▼
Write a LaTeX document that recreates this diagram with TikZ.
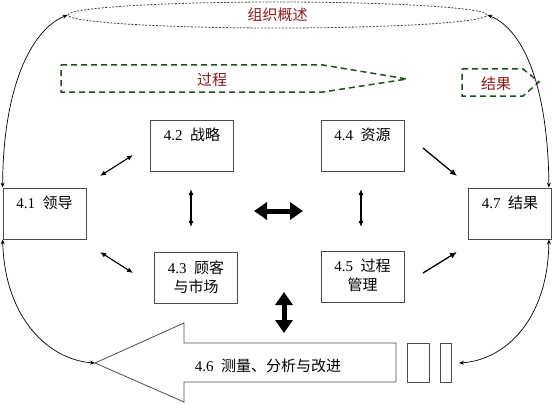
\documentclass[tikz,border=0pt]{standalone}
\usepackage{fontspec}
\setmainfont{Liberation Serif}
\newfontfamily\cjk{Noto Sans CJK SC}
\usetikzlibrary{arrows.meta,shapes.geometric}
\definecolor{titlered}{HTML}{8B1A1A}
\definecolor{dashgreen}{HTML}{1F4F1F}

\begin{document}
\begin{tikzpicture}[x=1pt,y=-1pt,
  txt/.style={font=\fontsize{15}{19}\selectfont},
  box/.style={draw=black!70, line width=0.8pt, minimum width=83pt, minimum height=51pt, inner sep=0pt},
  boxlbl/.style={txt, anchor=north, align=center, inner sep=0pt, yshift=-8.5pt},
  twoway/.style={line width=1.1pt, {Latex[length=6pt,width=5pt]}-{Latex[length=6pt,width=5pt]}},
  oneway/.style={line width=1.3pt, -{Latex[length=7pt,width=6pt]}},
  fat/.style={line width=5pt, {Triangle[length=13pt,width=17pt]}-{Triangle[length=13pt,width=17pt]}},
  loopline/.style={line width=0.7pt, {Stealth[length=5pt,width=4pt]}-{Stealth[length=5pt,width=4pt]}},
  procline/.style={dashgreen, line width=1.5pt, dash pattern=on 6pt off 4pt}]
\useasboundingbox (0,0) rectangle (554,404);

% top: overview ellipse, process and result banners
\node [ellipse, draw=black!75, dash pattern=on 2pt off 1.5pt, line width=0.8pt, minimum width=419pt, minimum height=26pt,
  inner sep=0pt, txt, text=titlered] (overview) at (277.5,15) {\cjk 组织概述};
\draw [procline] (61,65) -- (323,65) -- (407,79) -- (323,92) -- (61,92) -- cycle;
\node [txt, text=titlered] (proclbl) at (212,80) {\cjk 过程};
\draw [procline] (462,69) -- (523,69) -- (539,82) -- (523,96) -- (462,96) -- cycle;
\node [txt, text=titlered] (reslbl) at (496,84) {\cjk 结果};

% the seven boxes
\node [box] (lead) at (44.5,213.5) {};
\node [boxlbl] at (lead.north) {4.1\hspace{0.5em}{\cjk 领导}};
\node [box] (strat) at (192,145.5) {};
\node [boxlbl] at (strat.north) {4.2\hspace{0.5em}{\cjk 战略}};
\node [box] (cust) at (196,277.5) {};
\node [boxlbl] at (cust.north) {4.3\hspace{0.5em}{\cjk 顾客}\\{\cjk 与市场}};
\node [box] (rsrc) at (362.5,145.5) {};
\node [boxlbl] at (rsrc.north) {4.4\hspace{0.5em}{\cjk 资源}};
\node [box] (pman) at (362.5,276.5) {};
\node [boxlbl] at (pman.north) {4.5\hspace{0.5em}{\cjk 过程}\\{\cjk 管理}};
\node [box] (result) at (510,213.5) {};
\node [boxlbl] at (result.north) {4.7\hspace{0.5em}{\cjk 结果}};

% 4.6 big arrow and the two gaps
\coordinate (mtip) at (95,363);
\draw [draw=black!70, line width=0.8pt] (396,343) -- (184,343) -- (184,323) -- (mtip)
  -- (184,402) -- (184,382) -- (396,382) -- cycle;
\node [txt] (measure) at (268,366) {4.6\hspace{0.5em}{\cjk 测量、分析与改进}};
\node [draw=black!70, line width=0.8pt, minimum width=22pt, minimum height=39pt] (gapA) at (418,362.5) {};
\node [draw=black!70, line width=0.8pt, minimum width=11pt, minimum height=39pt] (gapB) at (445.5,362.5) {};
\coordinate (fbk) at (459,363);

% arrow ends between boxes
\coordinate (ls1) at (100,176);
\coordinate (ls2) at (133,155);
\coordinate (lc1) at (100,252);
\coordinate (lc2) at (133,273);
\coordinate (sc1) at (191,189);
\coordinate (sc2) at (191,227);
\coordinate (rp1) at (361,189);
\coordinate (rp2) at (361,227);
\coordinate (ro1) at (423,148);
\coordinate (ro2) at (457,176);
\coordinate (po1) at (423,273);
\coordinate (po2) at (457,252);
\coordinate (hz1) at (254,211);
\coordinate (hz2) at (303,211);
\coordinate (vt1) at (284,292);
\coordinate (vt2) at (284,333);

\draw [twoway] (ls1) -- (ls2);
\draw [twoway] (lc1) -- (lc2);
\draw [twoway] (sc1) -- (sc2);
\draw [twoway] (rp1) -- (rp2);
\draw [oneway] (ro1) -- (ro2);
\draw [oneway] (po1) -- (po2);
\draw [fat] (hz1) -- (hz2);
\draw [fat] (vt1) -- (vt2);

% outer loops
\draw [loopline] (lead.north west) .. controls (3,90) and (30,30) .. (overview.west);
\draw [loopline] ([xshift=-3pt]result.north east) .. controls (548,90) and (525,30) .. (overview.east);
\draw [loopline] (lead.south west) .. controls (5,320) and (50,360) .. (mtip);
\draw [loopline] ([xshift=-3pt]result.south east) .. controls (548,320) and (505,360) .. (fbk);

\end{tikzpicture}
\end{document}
▲
Problem to solve -> Repeat the data in full and exactly. Omit pictures.

Right answer ->
Write a LaTeX document that recreates this diagram with TikZ.
\documentclass[tikz,border=0pt]{standalone}
\usepackage{fontspec}
\setmainfont{Liberation Serif}
\newfontfamily\cjk{Noto Sans CJK SC}
\usetikzlibrary{arrows.meta,shapes.geometric}
\definecolor{titlered}{HTML}{8B1A1A}
\definecolor{dashgreen}{HTML}{1F4F1F}

\begin{document}
\begin{tikzpicture}[x=1pt,y=-1pt,
  txt/.style={font=\fontsize{15}{19}\selectfont},
  box/.style={draw=black!70, line width=0.8pt, minimum width=83pt, minimum height=51pt, inner sep=0pt},
  boxlbl/.style={txt, anchor=north, align=center, inner sep=0pt, yshift=-8.5pt},
  twoway/.style={line width=1.1pt, {Latex[length=6pt,width=5pt]}-{Latex[length=6pt,width=5pt]}},
  oneway/.style={line width=1.3pt, -{Latex[length=7pt,width=6pt]}},
  fat/.style={line width=5pt, {Triangle[length=13pt,width=17pt]}-{Triangle[length=13pt,width=17pt]}},
  loopline/.style={line width=0.7pt, {Stealth[length=5pt,width=4pt]}-{Stealth[length=5pt,width=4pt]}},
  procline/.style={dashgreen, line width=1.5pt, dash pattern=on 6pt off 4pt}]
\useasboundingbox (0,0) rectangle (554,404);

% top: overview ellipse, process and result banners
\node [ellipse, draw=black!75, dash pattern=on 2pt off 1.5pt, line width=0.8pt, minimum width=419pt, minimum height=26pt,
  inner sep=0pt, txt, text=titlered] (overview) at (277.5,15) {\cjk 组织概述};
\draw [procline] (61,65) -- (323,65) -- (407,79) -- (323,92) -- (61,92) -- cycle;
\node [txt, text=titlered] (proclbl) at (212,80) {\cjk 过程};
\draw [procline] (462,69) -- (523,69) -- (539,82) -- (523,96) -- (462,96) -- cycle;
\node [txt, text=titlered] (reslbl) at (496,84) {\cjk 结果};

% the seven boxes
\node [box] (lead) at (44.5,213.5) {};
\node [boxlbl] at (lead.north) {4.1\hspace{0.5em}{\cjk 领导}};
\node [box] (strat) at (192,145.5) {};
\node [boxlbl] at (strat.north) {4.2\hspace{0.5em}{\cjk 战略}};
\node [box] (cust) at (196,277.5) {};
\node [boxlbl] at (cust.north) {4.3\hspace{0.5em}{\cjk 顾客}\\{\cjk 与市场}};
\node [box] (rsrc) at (362.5,145.5) {};
\node [boxlbl] at (rsrc.north) {4.4\hspace{0.5em}{\cjk 资源}};
\node [box] (pman) at (362.5,276.5) {};
\node [boxlbl] at (pman.north) {4.5\hspace{0.5em}{\cjk 过程}\\{\cjk 管理}};
\node [box] (result) at (510,213.5) {};
\node [boxlbl] at (result.north) {4.7\hspace{0.5em}{\cjk 结果}};

% 4.6 big arrow and the two gaps
\coordinate (mtip) at (95,363);
\draw [draw=black!70, line width=0.8pt] (396,343) -- (184,343) -- (184,323) -- (mtip)
  -- (184,402) -- (184,382) -- (396,382) -- cycle;
\node [txt] (measure) at (268,366) {4.6\hspace{0.5em}{\cjk 测量、分析与改进}};
\node [draw=black!70, line width=0.8pt, minimum width=22pt, minimum height=39pt] (gapA) at (418,362.5) {};
\node [draw=black!70, line width=0.8pt, minimum width=11pt, minimum height=39pt] (gapB) at (445.5,362.5) {};
\coordinate (fbk) at (459,363);

% arrow ends between boxes
\coordinate (ls1) at (100,176);
\coordinate (ls2) at (133,155);
\coordinate (lc1) at (100,252);
\coordinate (lc2) at (133,273);
\coordinate (sc1) at (191,189);
\coordinate (sc2) at (191,227);
\coordinate (rp1) at (361,189);
\coordinate (rp2) at (361,227);
\coordinate (ro1) at (423,148);
\coordinate (ro2) at (457,176);
\coordinate (po1) at (423,273);
\coordinate (po2) at (457,252);
\coordinate (hz1) at (254,211);
\coordinate (hz2) at (303,211);
\coordinate (vt1) at (284,292);
\coordinate (vt2) at (284,333);

\draw [twoway] (ls1) -- (ls2);
\draw [twoway] (lc1) -- (lc2);
\draw [twoway] (sc1) -- (sc2);
\draw [twoway] (rp1) -- (rp2);
\draw [oneway] (ro1) -- (ro2);
\draw [oneway] (po1) -- (po2);
\draw [fat] (hz1) -- (hz2);
\draw [fat] (vt1) -- (vt2);

% outer loops
\draw [loopline] (lead.north west) .. controls (3,90) and (30,30) .. (overview.west);
\draw [loopline] ([xshift=-3pt]result.north east) .. controls (548,90) and (525,30) .. (overview.east);
\draw [loopline] (lead.south west) .. controls (5,320) and (50,360) .. (mtip);
\draw [loopline] ([xshift=-3pt]result.south east) .. controls (548,320) and (505,360) .. (fbk);

\end{tikzpicture}
\end{document}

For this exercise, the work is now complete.